→ **EXERCISE OBJECTIVE**: Write out every line exactly, from the start of the records below to the line with "anchor=base, inner sep=0pt]", and stop there. Don't write out the pictures.

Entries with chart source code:
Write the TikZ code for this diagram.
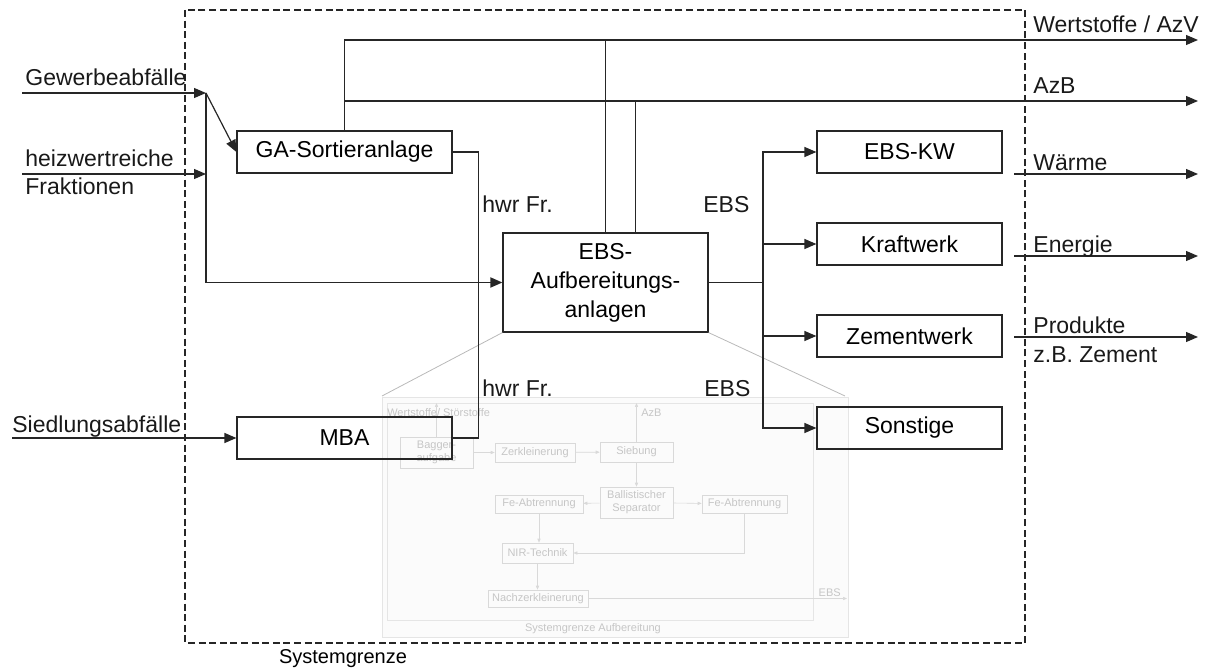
\documentclass[tikz,border=0pt]{standalone}
\usepackage{fontspec}
\setmainfont{Liberation Sans}
\usetikzlibrary{arrows.meta}

\tikzstyle{stage} = [rectangle, draw=black!85, line width=0.6pt, minimum width=107.5pt,
minimum height=21pt, inner sep=0pt, align=center, font=\fontsize{11.5}{14.5}\selectfont]
\tikzstyle{plant} = [stage, minimum width=92.5pt, node distance=46pt]
\tikzstyle{tag} = [inner sep=0pt, anchor=base west, font=\fontsize{11.5}{14}\selectfont, text=black!90]
\tikzstyle{flow} = [draw=black!85, line width=0.6pt]
\tikzstyle{arrow} = [flow, -{Triangle[length=6pt,width=5pt]}]
\tikzstyle{faint} = [rectangle, draw=gray!30, line width=0.3pt, inner sep=0pt, align=center,
text=gray!45, font=\fontsize{5.5}{6.5}\selectfont]
\tikzstyle{faintline} = [draw=gray!30, line width=0.3pt, -{Triangle[length=2pt,width=1.6pt]}]

\begin{document}
\begin{tikzpicture}[x=0.5pt, y=-0.5pt]
\useasboundingbox (0,0) rectangle (1211,668);

% Systemgrenze
\draw[black!85, line width=0.7pt, dash pattern=on 3.5pt off 1.8pt] (185,10) rectangle (1025,643);
\node[font=\fontsize{10}{12}\selectfont, anchor=base, inner sep=0pt] (sysGrenze) at (343,663) {Systemgrenze};

% Detail of the EBS plant (faded)
\draw[gray!20, fill=gray!3, line width=0.4pt] (382,397) rectangle (848,637);
\draw[gray!20, line width=0.3pt] (387,403) rectangle (813,620);
\node[faint, minimum width=36.5pt, minimum height=15.5pt] (bagger) at (436.5,452.5) {Bagger-\\aufgabe};
\node[faint, minimum width=40pt, minimum height=9.5pt] (zerkl) at (535,452.5) {Zerkleinerung};
\node[faint, minimum width=36.5pt, minimum height=10pt] (sieb) at (636.5,452) {Siebung};
\node[faint, minimum width=36.5pt, minimum height=15.5pt] (ballist) at (636.5,502.5) {Ballistischer\\Separator};
\node[faint, minimum width=44pt, minimum height=9pt] (feLinks) at (539,504) {Fe-Abtrennung};
\node[faint, minimum width=42.5pt, minimum height=9pt] (feRechts) at (744.5,504) {Fe-Abtrennung};
\node[faint, minimum width=35.5pt, minimum height=10pt] (nir) at (537.5,553) {NIR-Technik};
\node[faint, minimum width=50pt, minimum height=8.5pt] (nachz) at (538,598.5) {Nachzerkleinerung};
\node[faint, draw=none, anchor=west] (wsKlein) at (387,413) {Wertstoffe/ Störstoffe};
\node[faint, draw=none, anchor=west] (azbKlein) at (641,413) {AzB};
\node[faint, draw=none, anchor=south east] (ebsKlein) at (841,597) {EBS};
\node[faint, draw=none] (sysKlein) at (593,629) {Systemgrenze Aufbereitung};
\coordinate (baggerOut) at (436.5,403);
\coordinate (siebOut) at (636.5,403);
\coordinate (nachzOut) at (847,598.5);

\path[faintline] (bagger) -- (zerkl);
\path[faintline] (zerkl) -- (sieb);
\path[faintline] (bagger.north) -- (baggerOut);
\path[faintline] (sieb.north) -- (siebOut);
\path[faintline] (sieb) -- (ballist);
\path[faintline] (ballist) -- (feLinks);
\path[faintline] (ballist) -- (feRechts);
\path[faintline] (feLinks.south) -- (feLinks.south |- nir.north);
\path[faintline] (feRechts.south) |- (nir.east);
\path[faintline] (nir.south) -- (nir.south |- nachz.north);
\path[faintline] (nachz.east) -- (nachzOut);

% Plants
\node[stage] (gaSort) at (344.5,152) {GA-Sortieranlage};
\node[stage] (mba) at (344.5,438) {MBA};
\node[stage, minimum width=102.5pt, minimum height=49.5pt] (ebsAuf) at (605.5,282.5) {EBS-\\Aufbereitungs-\\anlagen};

% Users of the EBS
\node[plant] (ebsKW) at (909.5,152) {EBS-KW};
\node[plant, below of=ebsKW] (kraftwerk) {Kraftwerk};
\node[plant, below of=kraftwerk] (zementwerk) {Zementwerk};
\node[plant, below of=zementwerk] (sonstige) {Sonstige};

% Zoom lines to the detail
\draw[gray!55, line width=0.4pt] (ebsAuf.south west) -- (382,396);
\draw[gray!55, line width=0.4pt] (ebsAuf.south east) -- (845,396);

% Inputs
\coordinate (gewIn) at (22,93);
\coordinate (split) at (206,93);
\coordinate (hwIn) at (22,174);
\coordinate (siedIn) at (12,438);
\path[arrow] (gewIn) -- (split);
\path[arrow] (split) -- (gaSort.west);
\path[arrow] (hwIn) -- (split |- hwIn);
\path[arrow, line width=0.9pt] (split) |- (ebsAuf.west);
\path[arrow] (siedIn) -- (mba.west);
\path[flow] (gaSort.east) -- ++(13pt,0) |- (mba.east);

% Wertstoffe and AzB
\coordinate (wsOut) at (1198,40);
\coordinate (azbOut) at (1198,101);
\path[arrow] (gaSort.north) |- (wsOut);
\path[arrow] (gaSort.north |- azbOut) -- (azbOut);
\path[flow] (ebsAuf.north) -- (ebsAuf.north |- wsOut);
\path[flow] ([xshift=15pt]ebsAuf.north) -- ([xshift=15pt]ebsAuf.north |- azbOut);

% EBS distribution
\coordinate (ebsSplit) at (763,282.5);
\path[flow, line width=0.9pt] (ebsAuf.east) -- (ebsSplit);
\path[arrow] (ebsSplit) |- (ebsKW);
\path[arrow] (ebsSplit) |- (kraftwerk);
\path[arrow] (ebsSplit) |- (zementwerk);
\path[arrow] (ebsSplit) |- (sonstige);

% Outputs
\coordinate (waermeA) at (1014,174);
\coordinate (waermeB) at (1198,174);
\coordinate (energieA) at (1014,256);
\coordinate (energieB) at (1198,256);
\coordinate (produktA) at (1014,337);
\coordinate (produktB) at (1198,337);
\path[arrow] (waermeA) -- (waermeB);
\path[arrow] (energieA) -- (energieB);
\path[arrow] (produktA) -- (produktB);

% Texts
\node[tag] (gewTxt) at (25,86) {Gewerbeabfälle};
\node[tag] (hwTxt) at (25,167) {heizwertreiche};
\node[tag] (fraktTxt) at (25,195) {Fraktionen};
\node[tag] (siedTxt) at (12,432) {Siedlungsabfälle};
\node[tag] (hwrObenTxt) at (482,213) {hwr Fr.};
\node[tag] (hwrUntenTxt) at (482,397) {hwr Fr.};
\node[tag] (ebsObenTxt) at (703,213) {EBS};
\node[tag] (ebsUntenTxt) at (704,397) {EBS};
\node[tag] (wsTxt) at (1033,33) {Wertstoffe / AzV};
\node[tag] (azbTxt) at (1033,94) {AzB};
\node[tag] (waermeTxt) at (1033,171) {Wärme};
\node[tag] (energieTxt) at (1033,253) {Energie};
\node[tag] (produktTxt) at (1033,334) {Produkte};
\node[tag] (zementTxt) at (1033,363) {z.B. Zement};
\end{tikzpicture}
\end{document}
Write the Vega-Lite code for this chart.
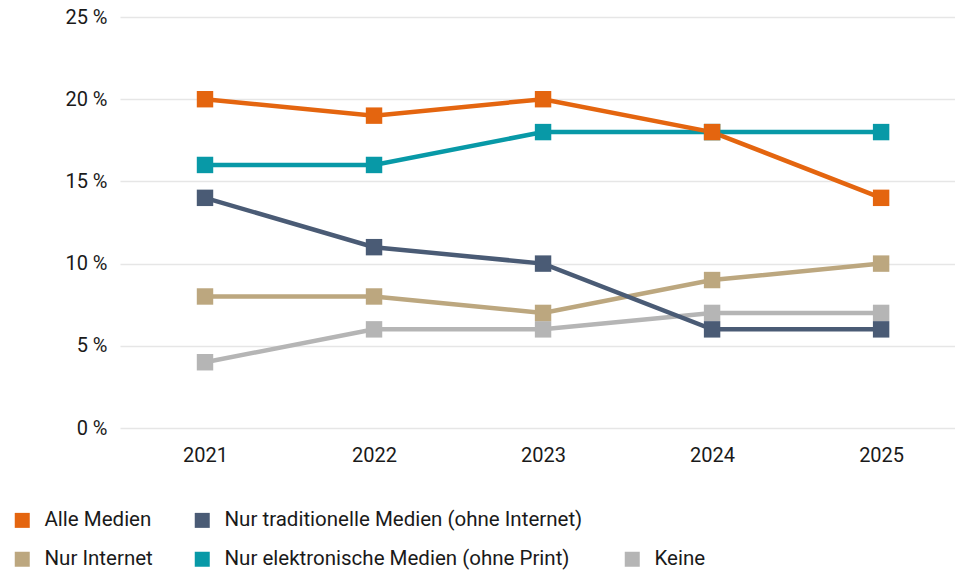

→ **COMPLETED TASK**:
Write the TikZ code for this diagram.
\documentclass[tikz,border=0pt]{standalone}
\usepackage{fontspec}
\setmainfont{Liberation Sans}
\usetikzlibrary{arrows.meta}

\tikzstyle{stage} = [rectangle, draw=black!85, line width=0.6pt, minimum width=107.5pt,
minimum height=21pt, inner sep=0pt, align=center, font=\fontsize{11.5}{14.5}\selectfont]
\tikzstyle{plant} = [stage, minimum width=92.5pt, node distance=46pt]
\tikzstyle{tag} = [inner sep=0pt, anchor=base west, font=\fontsize{11.5}{14}\selectfont, text=black!90]
\tikzstyle{flow} = [draw=black!85, line width=0.6pt]
\tikzstyle{arrow} = [flow, -{Triangle[length=6pt,width=5pt]}]
\tikzstyle{faint} = [rectangle, draw=gray!30, line width=0.3pt, inner sep=0pt, align=center,
text=gray!45, font=\fontsize{5.5}{6.5}\selectfont]
\tikzstyle{faintline} = [draw=gray!30, line width=0.3pt, -{Triangle[length=2pt,width=1.6pt]}]

\begin{document}
\begin{tikzpicture}[x=0.5pt, y=-0.5pt]
\useasboundingbox (0,0) rectangle (1211,668);

% Systemgrenze
\draw[black!85, line width=0.7pt, dash pattern=on 3.5pt off 1.8pt] (185,10) rectangle (1025,643);
\node[font=\fontsize{10}{12}\selectfont, anchor=base, inner sep=0pt] (sysGrenze) at (343,663) {Systemgrenze};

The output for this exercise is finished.